Which is the more correct number? Well, there's a lot of subjectivity no matter what you do, but for the perspective of forecasting the performance of future architectures I'd say that depends on where the bottlenecks are. Eg. How much of Zen 2's relative multi-threaded uplift versus Skylake is due to things that make Zen 2 slower at single threaded tasks verses things that make Skylake slower at multi-threaded?

Eg. Let's say that the entirety of Zen 2's MT advantage is explained by heavily multi-threaded tasks being less latency sensitive. As soon as AMD fixes their latency issues, which are artificially imposed not from architecture but from chiplets and interconnect, then single threaded IPC shoots way up. In that case it would be most correct to say that Zen 2 indeed has ~14-15% higher IPC than Sklyake, and vice versa if it isn't. The truth is probably in the middle. But where?

So where does that leave us? People can pick and chose the numbers that make their arguments look good, and they'll go on doing that. But in terms of gauging Zen 2's architectural advantage over Skylake, I think you can place a reasonably educated guess between 5-10% as a fair middle ground.

But also note that mitigations make these murky waters even more opaque.
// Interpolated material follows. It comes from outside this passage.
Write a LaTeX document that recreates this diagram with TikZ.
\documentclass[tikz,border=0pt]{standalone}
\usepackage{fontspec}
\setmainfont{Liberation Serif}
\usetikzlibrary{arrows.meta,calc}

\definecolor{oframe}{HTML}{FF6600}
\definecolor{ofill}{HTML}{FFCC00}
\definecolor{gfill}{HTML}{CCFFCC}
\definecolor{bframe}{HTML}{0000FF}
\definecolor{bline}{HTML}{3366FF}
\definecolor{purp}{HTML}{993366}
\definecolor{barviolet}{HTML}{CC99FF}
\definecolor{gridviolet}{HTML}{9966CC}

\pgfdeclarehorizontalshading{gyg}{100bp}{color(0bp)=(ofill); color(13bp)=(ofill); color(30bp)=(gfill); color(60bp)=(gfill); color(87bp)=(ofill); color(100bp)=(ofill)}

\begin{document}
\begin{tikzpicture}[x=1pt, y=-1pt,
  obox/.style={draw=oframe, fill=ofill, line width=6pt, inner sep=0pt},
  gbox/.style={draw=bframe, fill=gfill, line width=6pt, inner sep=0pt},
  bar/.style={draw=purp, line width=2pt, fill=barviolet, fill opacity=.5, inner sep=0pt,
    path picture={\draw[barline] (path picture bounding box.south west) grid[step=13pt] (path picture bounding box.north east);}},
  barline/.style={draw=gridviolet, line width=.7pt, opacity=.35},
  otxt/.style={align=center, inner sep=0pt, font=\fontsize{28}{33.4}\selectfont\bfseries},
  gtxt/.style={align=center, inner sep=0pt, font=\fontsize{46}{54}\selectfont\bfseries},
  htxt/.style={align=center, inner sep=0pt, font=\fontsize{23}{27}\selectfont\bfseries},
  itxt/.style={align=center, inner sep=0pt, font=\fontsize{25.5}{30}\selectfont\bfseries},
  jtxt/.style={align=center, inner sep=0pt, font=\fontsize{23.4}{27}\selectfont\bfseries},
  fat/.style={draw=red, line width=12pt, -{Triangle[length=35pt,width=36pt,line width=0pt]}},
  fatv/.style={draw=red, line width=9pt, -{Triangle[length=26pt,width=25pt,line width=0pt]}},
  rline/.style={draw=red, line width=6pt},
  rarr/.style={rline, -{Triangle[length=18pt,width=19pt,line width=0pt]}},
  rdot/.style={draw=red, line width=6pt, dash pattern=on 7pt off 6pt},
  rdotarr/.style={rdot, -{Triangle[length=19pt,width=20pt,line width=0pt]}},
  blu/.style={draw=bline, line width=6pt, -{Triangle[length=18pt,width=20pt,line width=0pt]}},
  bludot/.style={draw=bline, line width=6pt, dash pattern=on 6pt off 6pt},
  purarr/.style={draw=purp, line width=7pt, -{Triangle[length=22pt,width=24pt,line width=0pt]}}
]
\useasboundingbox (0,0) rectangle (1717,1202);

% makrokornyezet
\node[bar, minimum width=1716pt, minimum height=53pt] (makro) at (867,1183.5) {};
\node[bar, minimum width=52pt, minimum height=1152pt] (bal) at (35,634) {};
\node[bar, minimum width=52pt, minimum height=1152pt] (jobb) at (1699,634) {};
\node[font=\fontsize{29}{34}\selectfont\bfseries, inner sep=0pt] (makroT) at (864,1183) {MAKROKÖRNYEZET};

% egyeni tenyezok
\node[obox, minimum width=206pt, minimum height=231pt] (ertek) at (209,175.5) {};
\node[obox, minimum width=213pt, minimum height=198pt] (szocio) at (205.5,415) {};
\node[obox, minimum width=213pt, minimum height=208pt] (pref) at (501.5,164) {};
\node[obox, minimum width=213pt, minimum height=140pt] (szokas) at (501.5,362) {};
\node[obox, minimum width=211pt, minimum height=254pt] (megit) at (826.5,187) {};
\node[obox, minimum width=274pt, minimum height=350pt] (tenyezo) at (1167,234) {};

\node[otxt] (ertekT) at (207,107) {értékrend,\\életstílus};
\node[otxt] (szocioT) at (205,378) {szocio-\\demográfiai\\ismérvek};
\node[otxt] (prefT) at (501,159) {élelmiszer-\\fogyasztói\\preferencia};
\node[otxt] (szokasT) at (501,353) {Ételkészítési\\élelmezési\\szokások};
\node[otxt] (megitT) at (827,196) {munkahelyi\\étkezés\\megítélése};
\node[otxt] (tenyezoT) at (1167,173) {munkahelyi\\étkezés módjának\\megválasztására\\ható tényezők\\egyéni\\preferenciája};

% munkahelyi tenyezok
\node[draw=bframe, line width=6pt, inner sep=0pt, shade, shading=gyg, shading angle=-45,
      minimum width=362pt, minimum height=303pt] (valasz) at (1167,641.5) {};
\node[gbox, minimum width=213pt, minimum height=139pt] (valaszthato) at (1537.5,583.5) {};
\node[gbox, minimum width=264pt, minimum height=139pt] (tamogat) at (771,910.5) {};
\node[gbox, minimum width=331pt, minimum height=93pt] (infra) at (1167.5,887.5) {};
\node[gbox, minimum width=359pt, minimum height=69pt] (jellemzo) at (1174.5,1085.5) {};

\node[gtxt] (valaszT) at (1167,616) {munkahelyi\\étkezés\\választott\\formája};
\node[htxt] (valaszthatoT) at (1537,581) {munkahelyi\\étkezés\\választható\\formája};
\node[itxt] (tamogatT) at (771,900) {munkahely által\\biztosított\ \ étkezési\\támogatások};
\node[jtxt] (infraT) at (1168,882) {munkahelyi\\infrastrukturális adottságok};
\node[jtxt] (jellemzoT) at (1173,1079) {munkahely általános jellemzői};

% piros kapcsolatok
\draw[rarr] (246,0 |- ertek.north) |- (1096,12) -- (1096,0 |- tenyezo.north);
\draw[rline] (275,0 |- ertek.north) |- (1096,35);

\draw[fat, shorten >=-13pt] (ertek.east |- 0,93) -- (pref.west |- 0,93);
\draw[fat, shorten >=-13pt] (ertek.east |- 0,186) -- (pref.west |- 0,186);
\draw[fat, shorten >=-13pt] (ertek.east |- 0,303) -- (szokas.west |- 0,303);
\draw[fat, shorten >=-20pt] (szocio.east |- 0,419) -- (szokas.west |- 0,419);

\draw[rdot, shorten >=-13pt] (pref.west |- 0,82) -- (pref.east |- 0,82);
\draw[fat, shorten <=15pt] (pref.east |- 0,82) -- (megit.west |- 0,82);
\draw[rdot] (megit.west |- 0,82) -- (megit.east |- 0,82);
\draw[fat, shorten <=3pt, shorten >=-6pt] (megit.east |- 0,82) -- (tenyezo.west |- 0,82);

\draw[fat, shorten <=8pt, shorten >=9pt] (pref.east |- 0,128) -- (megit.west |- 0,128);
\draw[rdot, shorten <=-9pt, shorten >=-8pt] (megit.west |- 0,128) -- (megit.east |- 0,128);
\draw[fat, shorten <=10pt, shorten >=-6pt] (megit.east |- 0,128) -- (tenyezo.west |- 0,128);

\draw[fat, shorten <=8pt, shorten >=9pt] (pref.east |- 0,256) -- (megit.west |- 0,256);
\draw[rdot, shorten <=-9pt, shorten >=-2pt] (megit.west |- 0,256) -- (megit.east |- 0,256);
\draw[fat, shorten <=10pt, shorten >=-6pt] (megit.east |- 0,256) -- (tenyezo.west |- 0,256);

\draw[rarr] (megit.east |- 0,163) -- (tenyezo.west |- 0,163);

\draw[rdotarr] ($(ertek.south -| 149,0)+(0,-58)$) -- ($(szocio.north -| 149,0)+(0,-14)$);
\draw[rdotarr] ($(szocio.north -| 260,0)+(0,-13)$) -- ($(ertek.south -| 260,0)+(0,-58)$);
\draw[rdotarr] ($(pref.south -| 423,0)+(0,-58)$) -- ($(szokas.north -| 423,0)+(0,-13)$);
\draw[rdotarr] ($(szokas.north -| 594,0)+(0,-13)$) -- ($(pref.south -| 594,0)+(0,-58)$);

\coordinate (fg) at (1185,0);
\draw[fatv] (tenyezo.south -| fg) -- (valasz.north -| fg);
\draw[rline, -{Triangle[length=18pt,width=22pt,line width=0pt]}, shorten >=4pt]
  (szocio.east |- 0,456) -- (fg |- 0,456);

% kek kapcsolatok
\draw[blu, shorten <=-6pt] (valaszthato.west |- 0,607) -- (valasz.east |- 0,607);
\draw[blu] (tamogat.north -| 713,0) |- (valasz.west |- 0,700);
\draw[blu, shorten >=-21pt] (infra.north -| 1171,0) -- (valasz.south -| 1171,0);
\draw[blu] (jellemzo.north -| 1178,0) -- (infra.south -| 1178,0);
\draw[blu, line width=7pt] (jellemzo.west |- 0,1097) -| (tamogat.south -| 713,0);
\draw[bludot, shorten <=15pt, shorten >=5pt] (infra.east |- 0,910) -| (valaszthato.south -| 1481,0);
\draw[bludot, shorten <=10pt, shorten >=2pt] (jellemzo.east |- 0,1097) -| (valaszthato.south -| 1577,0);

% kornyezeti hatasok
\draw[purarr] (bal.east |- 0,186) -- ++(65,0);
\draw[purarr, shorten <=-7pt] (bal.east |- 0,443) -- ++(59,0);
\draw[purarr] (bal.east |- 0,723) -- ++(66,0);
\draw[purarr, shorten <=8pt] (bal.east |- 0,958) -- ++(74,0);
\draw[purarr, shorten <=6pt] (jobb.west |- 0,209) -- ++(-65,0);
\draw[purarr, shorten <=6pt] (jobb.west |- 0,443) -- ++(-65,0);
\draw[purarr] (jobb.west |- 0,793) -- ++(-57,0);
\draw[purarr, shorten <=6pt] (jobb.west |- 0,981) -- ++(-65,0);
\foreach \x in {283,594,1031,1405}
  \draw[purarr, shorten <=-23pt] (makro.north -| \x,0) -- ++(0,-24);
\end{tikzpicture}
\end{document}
If mitigations can be reasonably fixed in hardware, or otherwise worked around in ways that either eliminate or significantly reduce their performance cost, then those shouldn't count against Intel for the purpose of forecasting future products.
 

ondma

Platinum Member
Mar 18, 2018
2,727
1,296
136
The usual questions spring to mind:
  1. Will it support currently existing motherboards (300/400/500 series chipsets)?
  2. What kind of IPC increase are we talking about?
  3. Will AMD manage to squeeze more frequencies?
  4. What node will it use?
  5. What will be its TDP?
  6. Will it support AVX512 instructions?
  7. When and if we can expect Ryzen 4000 CPUs with modern onboard graphics (e.g. Navi10/Navi20)?
More to the point, when will they work out the bugs of Zen 2?